In the first chapter of 13 Bankers, Johnson and Kwak briefly trace the history of the relationship between financial and political power in the United States from the beginning of the Republic through the 1990s. The authors frame their discussion around the post-Revolution conflict between political tendencies represented by Thomas Jefferson and Alexander Hamiltion, the country's first secretary of the Treasury. Jefferson and his followers in the Democratic-Republican party (the forerunner of today's Democratic party) wanted the new nation to remain a primarily agrarian society based on a broad middle class of small farmers living under a limited government. Opposing them were Hamilton and the Federalist party (one of the forerunners of today's Republican party), who wanted a strong central government to create the financial and legal frameworks necessary for the creation of a modern, urban, industrial capitalist economy.
As Johnson and Kwak argue, Hamilton was likely right on the basic economic issues. It's hard to imagine a modern society built mainly on small-scale farming. But Jefferson was prescient in recognizing that the economic power gained by the new concentrated financial and industrial interests could potentially give them undue influence over government and warp politics and policymaking, threatening the premises of American democracy. This ideological conflict reached fever pitch in the 1830s, when Democratic president Andrew Jackson, an inheritor of Jefferson's mistrust of concentrated financial power, sought to revoke the charter of the Second Bank of the United States, based in Philadelphia and managed by the prominent banker Nicholas Biddle (the First Bank's charter quietly expired in 1811). After a protracted struggle, Jackson ultimately prevailed and the United States remained without a central bank or much of a coherent financial system until late in the 19th century, when the rise of large financial and industrial corporations raised new questions about the relationship between economic and political power.

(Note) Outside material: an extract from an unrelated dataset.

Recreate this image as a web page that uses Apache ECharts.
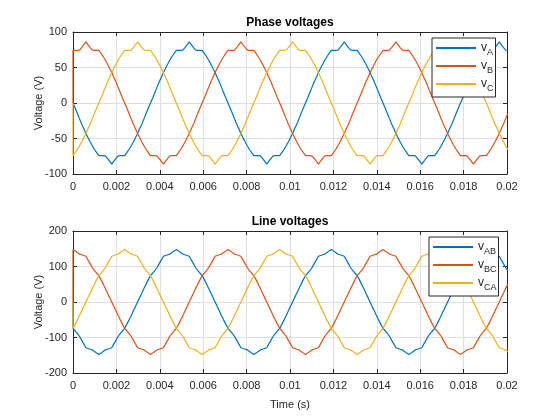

The financial crises of the late 19th and early 20th century, notably the Panic of 1907 - which ended when the banker J.P. Morgan organized financial capitalists to lobby Washington for a multimillion dollar bailout (sound familiar?) - ultimately led to the establishment of the Federal Reserve in 1913. The Fed was supposed to regulate finance so that crises would be less rare, but financial interests made sure that the agency would remain basically under the control of private banks. This lax regulatory structure encouraged the wild speculation that helped to cause the Great Depression. In response, Franklin Roosevelt's New Deal banking regulations, notably the Glass-Steagall Act that separated investment from commercial banking, created a legal regime that heavily regulated banks and prevented major banking crises until the 1970s. The pendulum began to shift back toward less government regulation in the 1970s, but that's a story that Johnson and Kwak will address in later chapters.
Questions for discussion:
1) Do major concentrations of financial power, such as Wall Street banks, threaten the basic premises of American democracy as Jefferson and his followers argued? If so, then how is private control over big investment decisions that affect all of our lives justifiable?
2) Why do you think we have not seen the same kinds of financial reforms in the wake of the current crisis that we saw during the Great Depression? Financial interests were very powerful then as well, but Roosevelt took them head on. In contrast, it's difficult to imagine President Obama saying something like this:
"They had begun to consider the Government of the United States as a mere appendage to their own affairs. We know now that Government by organized money is just as dangerous as Government by organized mob. Never before in all our history have these forces been so united against one candidate as they stand today. They are unanimous in their hate for me—and I welcome their hatred." (FDR 1936 campaign speech)
3) Do you think that the bailouts given to many banks in the wake of the 2008 financial crisis were justified in any way? Should government be expected to step in to prevent the collapse of the financial system, or should the banks have just been allowed to fail?